Directions for this task: Retype every line from the start of the entries below down to the line with "const discharge = [0, 0, 0, 0, 1, 1, 2, 1];", both ends included; skip the pictures.

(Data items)
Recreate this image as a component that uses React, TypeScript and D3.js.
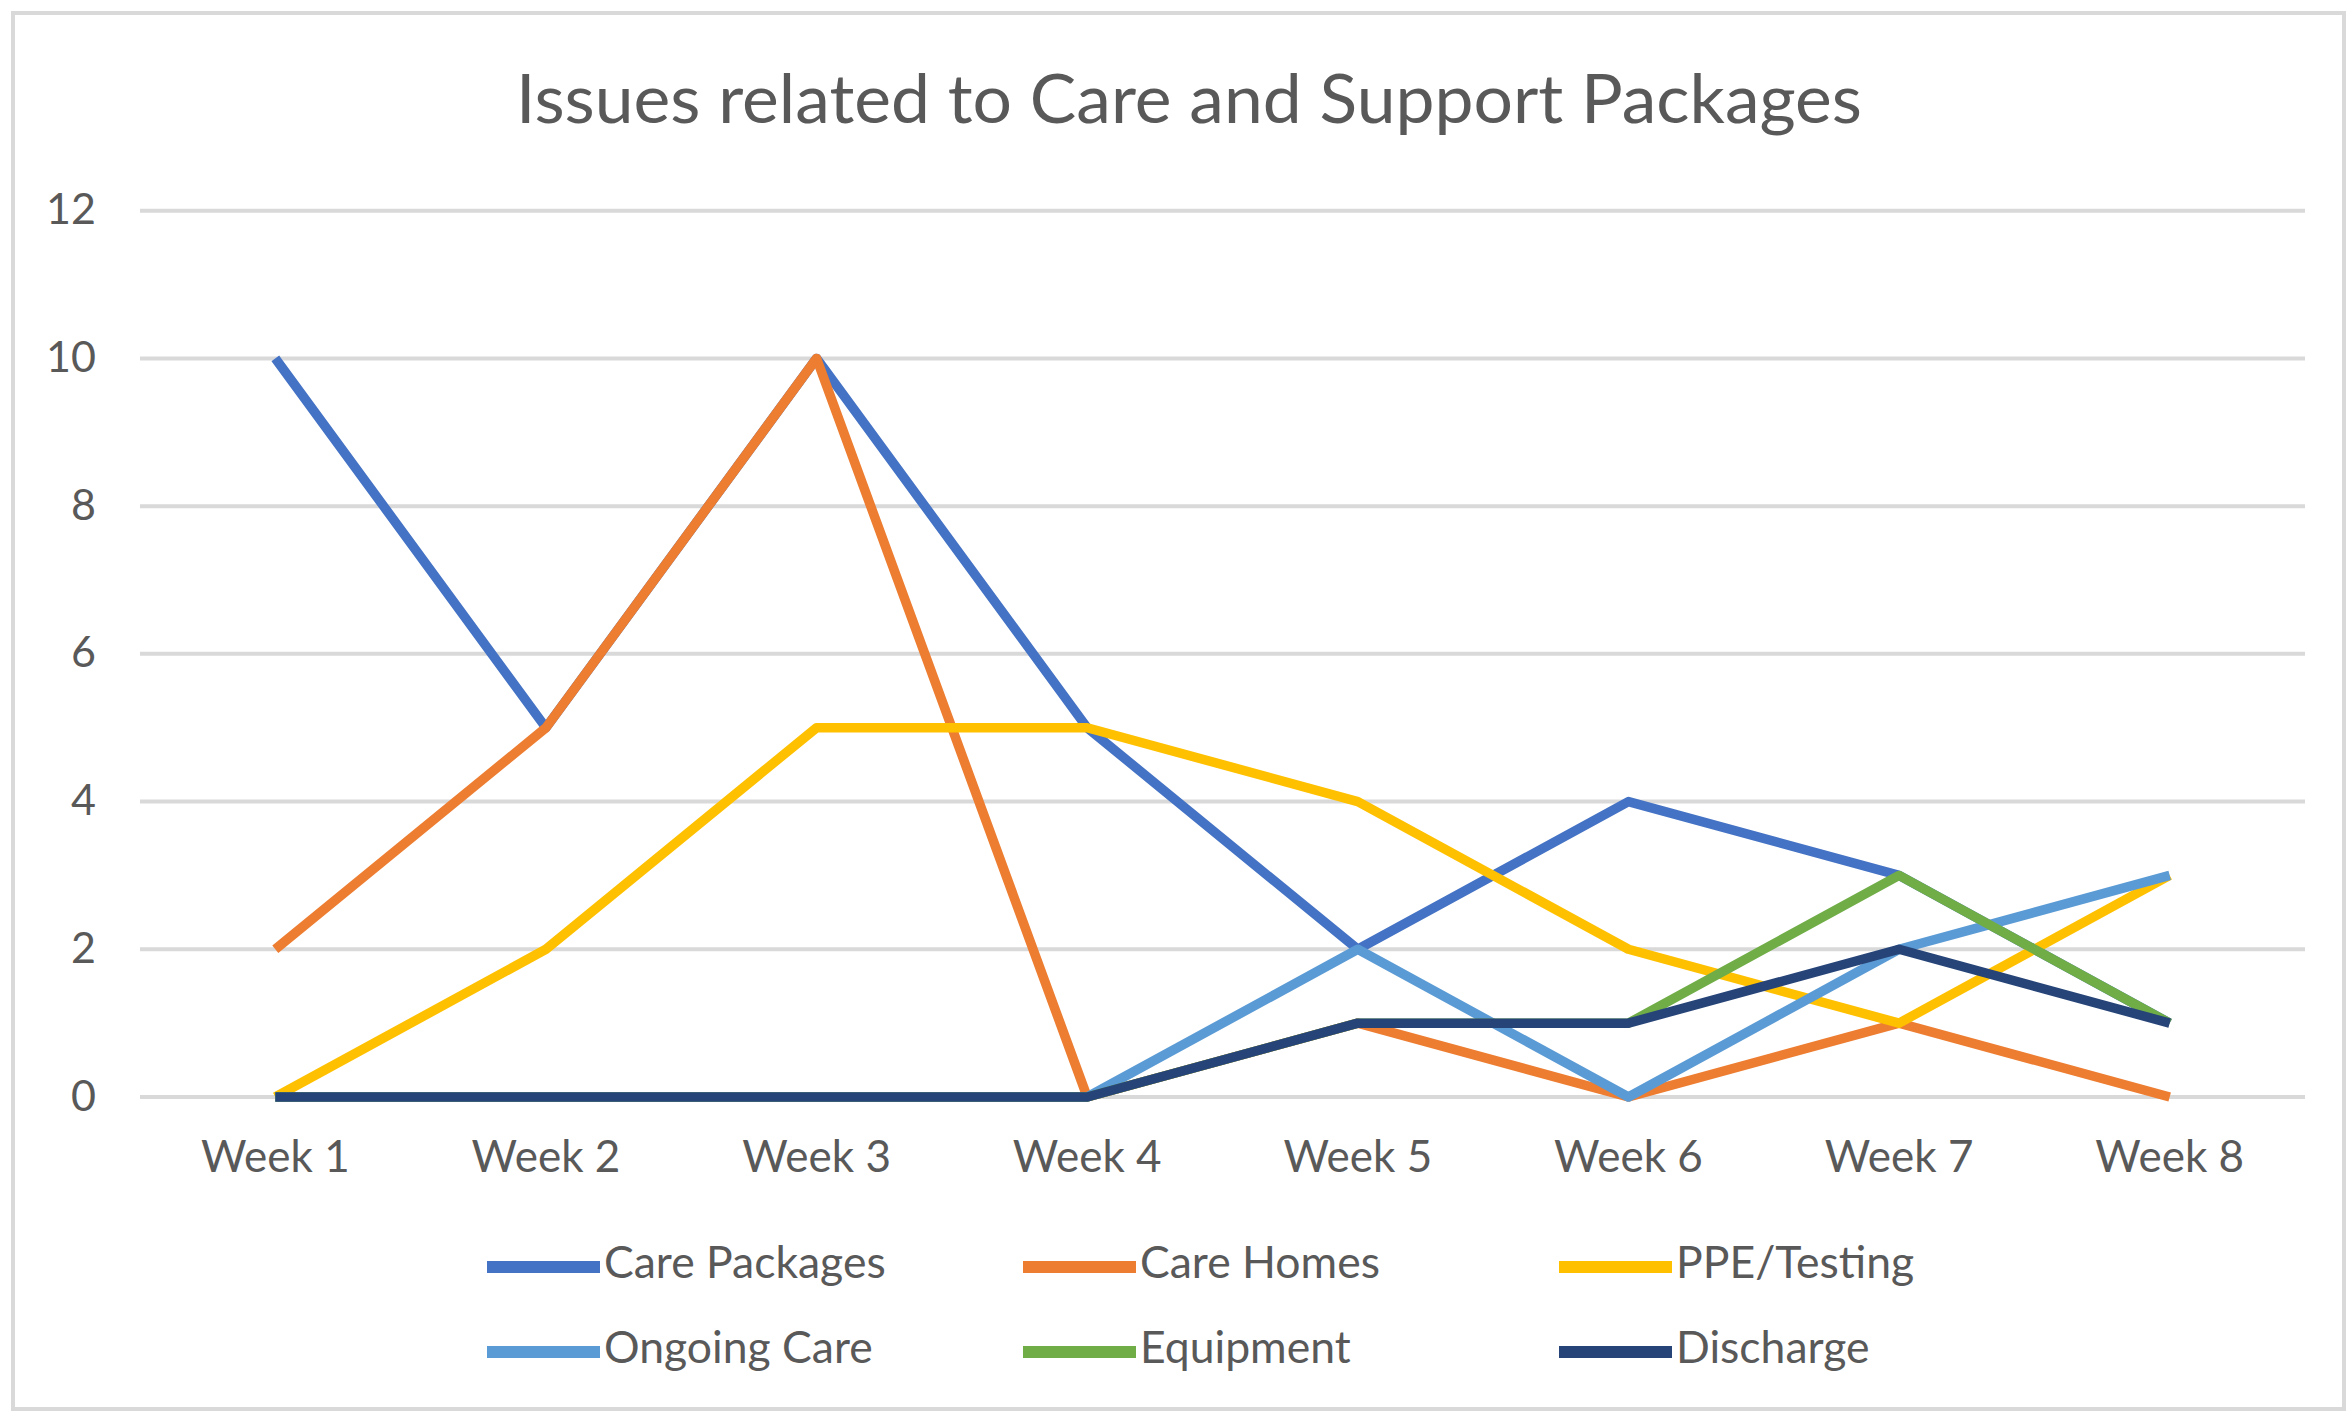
import React from "react";
import * as d3 from "d3";

const weeks = ["Week 1", "Week 2", "Week 3", "Week 4", "Week 5", "Week 6", "Week 7", "Week 8"];
const yTicks = [0, 2, 4, 6, 8, 10, 12];

const carePackages = [10, 5, 10, 5, 2, 4, 3, 1];
const careHomes = [2, 5, 10, 0, 1, 0, 1, 0];
const ppeTesting = [0, 2, 5, 5, 4, 2, 1, 3];
const ongoingCare = [0, 0, 0, 0, 2, 0, 2, 3];
const equipment = [0, 0, 0, 0, 1, 1, 3, 1];
const discharge = [0, 0, 0, 0, 1, 1, 2, 1];

const seriesNames = ["Care Packages", "Care Homes", "PPE/Testing", "Ongoing Care", "Equipment", "Discharge"];
const seriesColors = ["#4472C4", "#ED7D31", "#FFC000", "#5B9BD5", "#70AD47", "#264478"];
const seriesValues = [carePackages, careHomes, ppeTesting, ongoingCare, equipment, discharge];

const title = "Issues related to Care and Support Packages";

const W = 2352;
const H = 1416;
const textColor = "#595959";
const gridColor = "#d9d9d9";
const font = "Lato, 'Open Sans', sans-serif";

export default function App() {
  const x = d3.scalePoint<string>().domain(weeks).range([140, 2305]).padding(0.5);
  const y = d3.scaleLinear().domain([0, 12]).range([1097, 210.7]);

  const line = d3
    .line<number>()
    .x((_, i) => x(weeks[i]) as number)
    .y((d) => y(d));

  const legendX = d3.scaleLinear().domain([0, 1]).range([487, 1023]);
  const legendY = d3.scaleLinear().domain([0, 1]).range([1267, 1352]);

  return (
    <svg
      width={W}
      height={H}
      viewBox={`0 0 ${W} ${H}`}
      style={{ position: "absolute", left: 0, top: 0, background: "#fff" }}
    >
      <rect x={0} y={0} width={W} height={H} fill="#fff" />
      <rect x={13} y={13} width={2331} height={1396} fill="#fff" stroke={gridColor} strokeWidth={4} />

      <text
        x={1189}
        y={123}
        textAnchor="middle"
        fontFamily={font}
        fontSize={67}
        fill={textColor}
        textLength={1346}
        lengthAdjust="spacingAndGlyphs"
      >
        {title}
      </text>

      {yTicks.map((t) => (
        <g key={t}>
          <line x1={140} x2={2305} y1={y(t)} y2={y(t)} stroke={gridColor} strokeWidth={4} />
          <text
            x={96}
            y={y(t) + 13.5}
            textAnchor="end"
            fontFamily={font}
            fontSize={43}
            fill={textColor}
          >
            {t}
          </text>
        </g>
      ))}

      {weeks.map((w) => (
        <text
          key={w}
          x={x(w)}
          y={1172}
          textAnchor="middle"
          fontFamily={font}
          fontSize={44}
          fill={textColor}
        >
          {w}
        </text>
      ))}

      {seriesValues.map((vals, i) => (
        <path
          key={seriesNames[i]}
          d={line(vals) || ""}
          fill="none"
          stroke={seriesColors[i]}
          strokeWidth={9.5}
          strokeLinejoin="round"
          strokeLinecap="butt"
        />
      ))}

      {seriesNames.map((name, i) => {
        const col = i % 3;
        const row = Math.floor(i / 3);
        const lx = legendX(col);
        const ly = legendY(row);
        return (
          <g key={name}>
            <line x1={lx} x2={lx + 113} y1={ly} y2={ly} stroke={seriesColors[i]} strokeWidth={12} />
            <text
              x={lx + 117}
              y={ly + 11}
              fontFamily={font}
              fontSize={44.5}
              fill={textColor}
            >
              {name}
            </text>
          </g>
        );
      })}
    </svg>
  );
}
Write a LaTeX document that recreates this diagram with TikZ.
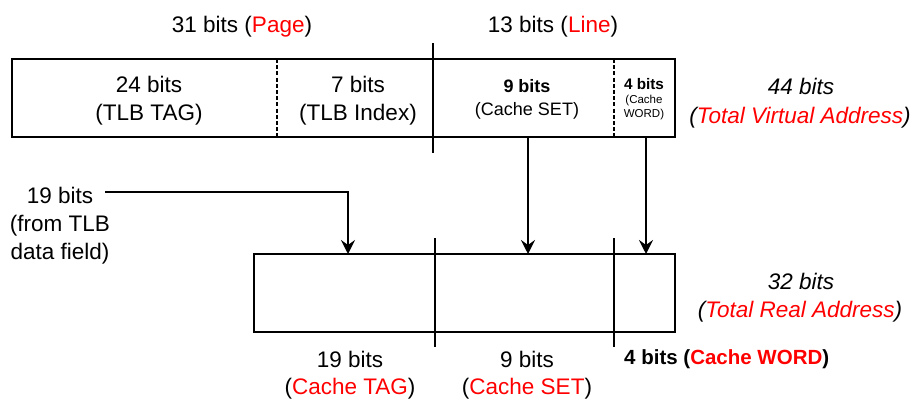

Solution to this exercise:
Recreate this image as a component that uses React, TypeScript and D3.js.
import React from "react";
import * as d3 from "d3";

const weeks = ["Week 1", "Week 2", "Week 3", "Week 4", "Week 5", "Week 6", "Week 7", "Week 8"];
const yTicks = [0, 2, 4, 6, 8, 10, 12];

const carePackages = [10, 5, 10, 5, 2, 4, 3, 1];
const careHomes = [2, 5, 10, 0, 1, 0, 1, 0];
const ppeTesting = [0, 2, 5, 5, 4, 2, 1, 3];
const ongoingCare = [0, 0, 0, 0, 2, 0, 2, 3];
const equipment = [0, 0, 0, 0, 1, 1, 3, 1];
const discharge = [0, 0, 0, 0, 1, 1, 2, 1];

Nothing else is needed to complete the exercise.